Нерон ничего этого не замечал или делал вид, что не замечает. Заключительную часть своего сочинения он исполнял стоя. Из-за колонн вышли и встали за его спиной два человека: Сенека и второй, тоже в летах, – префект преторианцев Афраний Бурр. Было странно смотреть, как два этих почтенных государственных мужа слегка раскачиваются в такт музыке и движениями рук предлагают остальным последовать их примеру. Августианцы замелькали по рядам, заставляя всех слушателей подниматься и делать то же самое.

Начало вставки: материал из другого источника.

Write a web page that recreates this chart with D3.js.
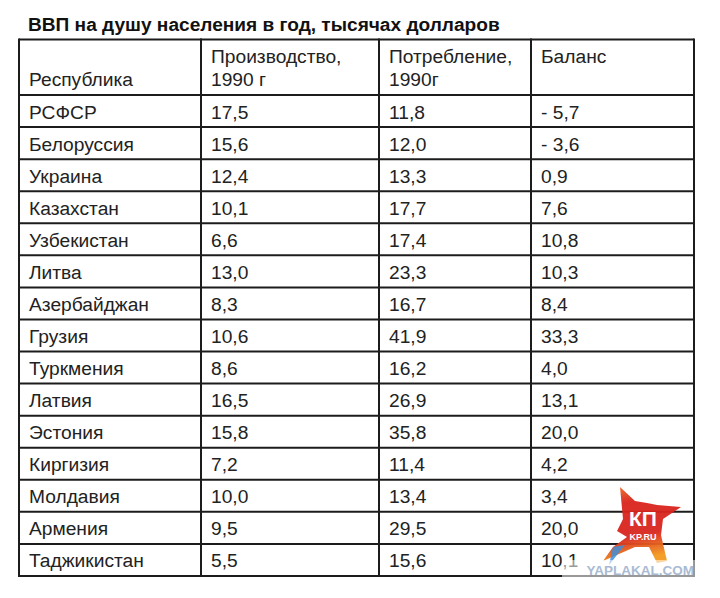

Когда Нерон наконец закончил, одобрительными криками и цирковыми рукоплесканиями разразились всаднические ряды. Как заметила Полла, они были сплошь заняты августианцами. Из остальных рядов доносились смешанные звуки: кто кричал "софо́с", кто "слава цезарю", а кто-то и откровенно улюлюкал. И всякий раз было заметно движение августианцев по рядам…
Домой возвращались подавленные, за всю дорогу не было сказано ни слова. Полла мысленно поклялась, что больше никогда ни в чем подобном участия не примет.

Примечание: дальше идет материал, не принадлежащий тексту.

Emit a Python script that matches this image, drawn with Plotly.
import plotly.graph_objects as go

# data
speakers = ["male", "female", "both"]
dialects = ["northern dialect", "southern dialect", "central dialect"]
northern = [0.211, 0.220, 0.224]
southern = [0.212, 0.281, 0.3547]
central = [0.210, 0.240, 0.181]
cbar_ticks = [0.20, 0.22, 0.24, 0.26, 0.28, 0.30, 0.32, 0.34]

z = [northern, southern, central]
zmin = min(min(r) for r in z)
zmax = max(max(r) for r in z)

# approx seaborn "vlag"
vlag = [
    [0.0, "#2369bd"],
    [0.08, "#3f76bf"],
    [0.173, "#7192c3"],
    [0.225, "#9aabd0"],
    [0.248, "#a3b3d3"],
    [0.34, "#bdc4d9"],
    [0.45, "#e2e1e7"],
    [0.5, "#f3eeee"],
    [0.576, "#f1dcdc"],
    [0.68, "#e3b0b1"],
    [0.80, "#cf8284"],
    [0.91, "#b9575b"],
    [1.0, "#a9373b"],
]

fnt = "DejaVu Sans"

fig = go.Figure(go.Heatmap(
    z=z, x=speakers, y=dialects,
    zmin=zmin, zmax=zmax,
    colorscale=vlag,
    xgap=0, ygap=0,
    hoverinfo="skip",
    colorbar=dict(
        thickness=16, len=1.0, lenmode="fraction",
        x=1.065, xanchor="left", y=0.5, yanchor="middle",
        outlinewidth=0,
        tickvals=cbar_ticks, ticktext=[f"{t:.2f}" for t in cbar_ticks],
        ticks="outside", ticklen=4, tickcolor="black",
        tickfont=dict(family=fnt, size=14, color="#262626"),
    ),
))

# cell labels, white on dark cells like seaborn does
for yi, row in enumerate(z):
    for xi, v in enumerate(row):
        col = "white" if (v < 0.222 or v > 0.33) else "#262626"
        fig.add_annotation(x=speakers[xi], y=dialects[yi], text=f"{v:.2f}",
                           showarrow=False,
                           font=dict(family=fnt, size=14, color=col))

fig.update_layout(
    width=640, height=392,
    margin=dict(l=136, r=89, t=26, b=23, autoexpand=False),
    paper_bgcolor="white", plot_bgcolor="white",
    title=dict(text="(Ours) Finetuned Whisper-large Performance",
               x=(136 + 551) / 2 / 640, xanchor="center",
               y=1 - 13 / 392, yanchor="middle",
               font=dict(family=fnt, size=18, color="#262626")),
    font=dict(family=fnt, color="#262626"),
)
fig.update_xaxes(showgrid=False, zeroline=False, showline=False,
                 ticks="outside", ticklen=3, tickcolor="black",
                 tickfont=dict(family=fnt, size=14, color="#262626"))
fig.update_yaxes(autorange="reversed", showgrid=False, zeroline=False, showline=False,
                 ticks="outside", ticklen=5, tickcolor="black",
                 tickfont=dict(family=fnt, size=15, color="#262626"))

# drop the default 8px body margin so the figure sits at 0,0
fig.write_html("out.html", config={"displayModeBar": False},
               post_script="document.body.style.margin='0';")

Через несколько дней их вновь навестил Сенека. На этот раз позвали и Поллу. Аргентарий осторожно высказал свои сомнения относительно прошедших Ювеналий. В ответ Сенека стал с какой-то преувеличенной бодростью доказывать, что все не так плохо и сказалось лишь отсутствие должной подготовки, – правда, Полла так и не поняла, у кого: у них с дедом, у хора престарелых сенаторов или у самого цезаря. Тем не менее насчет пантомимов и Кателлы Сенека охотно согласился, что это полнейшее безобразие, и заверил: больше подобное не повторится. Потом он торжественно сообщил, что цезарь вызывает Лукана из Афин до срока и скоро тот вернется. При упоминании имени Лукана Полла вздрогнула и опустила глаза.

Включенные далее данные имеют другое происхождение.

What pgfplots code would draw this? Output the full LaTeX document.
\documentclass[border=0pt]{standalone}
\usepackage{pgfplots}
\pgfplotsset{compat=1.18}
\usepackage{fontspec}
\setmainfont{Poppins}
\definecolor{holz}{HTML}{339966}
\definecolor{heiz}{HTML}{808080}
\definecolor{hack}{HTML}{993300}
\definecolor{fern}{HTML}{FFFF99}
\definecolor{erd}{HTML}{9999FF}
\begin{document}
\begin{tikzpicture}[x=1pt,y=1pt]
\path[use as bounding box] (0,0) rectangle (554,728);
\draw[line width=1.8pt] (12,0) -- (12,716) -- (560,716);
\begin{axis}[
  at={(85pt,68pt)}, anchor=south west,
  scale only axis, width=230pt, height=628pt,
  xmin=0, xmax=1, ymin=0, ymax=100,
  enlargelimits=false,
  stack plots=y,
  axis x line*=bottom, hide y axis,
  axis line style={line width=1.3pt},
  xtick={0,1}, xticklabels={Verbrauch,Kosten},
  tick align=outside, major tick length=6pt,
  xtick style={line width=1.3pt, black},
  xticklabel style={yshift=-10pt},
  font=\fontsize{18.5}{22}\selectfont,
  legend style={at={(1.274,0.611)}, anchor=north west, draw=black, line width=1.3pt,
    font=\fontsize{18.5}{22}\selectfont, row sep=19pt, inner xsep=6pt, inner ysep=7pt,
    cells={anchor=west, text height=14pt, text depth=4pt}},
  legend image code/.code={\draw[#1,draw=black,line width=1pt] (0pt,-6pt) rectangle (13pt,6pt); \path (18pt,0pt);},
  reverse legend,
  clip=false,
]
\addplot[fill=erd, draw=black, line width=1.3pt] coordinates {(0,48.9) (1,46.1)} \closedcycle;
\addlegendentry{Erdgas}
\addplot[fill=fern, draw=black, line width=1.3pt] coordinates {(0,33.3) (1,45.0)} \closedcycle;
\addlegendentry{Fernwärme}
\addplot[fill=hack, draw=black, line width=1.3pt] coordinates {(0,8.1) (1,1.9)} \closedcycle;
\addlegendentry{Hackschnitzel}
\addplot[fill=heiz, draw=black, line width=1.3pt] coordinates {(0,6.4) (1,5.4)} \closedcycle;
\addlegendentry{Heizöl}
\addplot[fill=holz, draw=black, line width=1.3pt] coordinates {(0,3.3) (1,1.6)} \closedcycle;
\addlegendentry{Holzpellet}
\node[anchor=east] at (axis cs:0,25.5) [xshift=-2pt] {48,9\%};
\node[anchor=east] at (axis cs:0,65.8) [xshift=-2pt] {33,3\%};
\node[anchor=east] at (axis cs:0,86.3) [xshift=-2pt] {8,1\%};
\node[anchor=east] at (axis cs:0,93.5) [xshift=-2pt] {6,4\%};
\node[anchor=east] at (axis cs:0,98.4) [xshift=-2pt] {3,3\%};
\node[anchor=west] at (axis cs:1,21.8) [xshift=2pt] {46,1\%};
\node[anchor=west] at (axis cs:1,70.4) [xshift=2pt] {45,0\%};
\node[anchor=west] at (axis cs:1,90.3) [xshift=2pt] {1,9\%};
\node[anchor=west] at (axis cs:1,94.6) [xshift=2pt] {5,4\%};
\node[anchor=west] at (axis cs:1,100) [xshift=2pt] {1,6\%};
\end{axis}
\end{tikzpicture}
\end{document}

А вскоре в Городе распространились страшные слухи, что из тех, кто выражал непочтение к цезарю в театре, кого-то нашли мертвым у себя дома, кого-то побили камнями на улице, а кто-то просто бесследно исчез…
3
Лукан вернулся незадолго до ноябрьских календ, но невесту навестил не сразу. Полла ждала и боялась его появления – сама не зная почему. Она говорила себе, что не может любить юношу, которого видела всего три раза, пусть даже и была помолвлена с ним. Но ей все равно было страшно. Несколько дней от него не было никаких вестей, но вот наконец раб принес записку, обращенную к Аргентарию, в которой Лукан просил разрешения посетить его дом.
В назначенный день Полла, с утра выкупавшись, до полудня наряжалась, немало удивив служанок своей придирчивостью. После долгих примерок она остановилась на простом шерстяном платье цвета морской волны и на обычной прическе, лишенной ухищрений. Пока Полла выбирала наряд, время летело как на крыльях Борея, и служанки, хлопотавшие вокруг нее, только и возвещали, что прошел еще час. Но едва лишь приготовления закончились, время как будто остановилась. Многократно бегала Полла в садик-перистиль смотреть на солнечные часы, но солнце словно застыло в бледном осеннем небе. Наконец, в восьмом часу дня раздался долгожданный звук дверной колотушки.
Полла, находившаяся в атрии, метнулась в глубину дома, в свою спальню. Вбежала и замерла, слыша биение собственного сердца. Ей уже хотелось, чтобы о ней забыли. Но нет… Шаги… Ее зовут!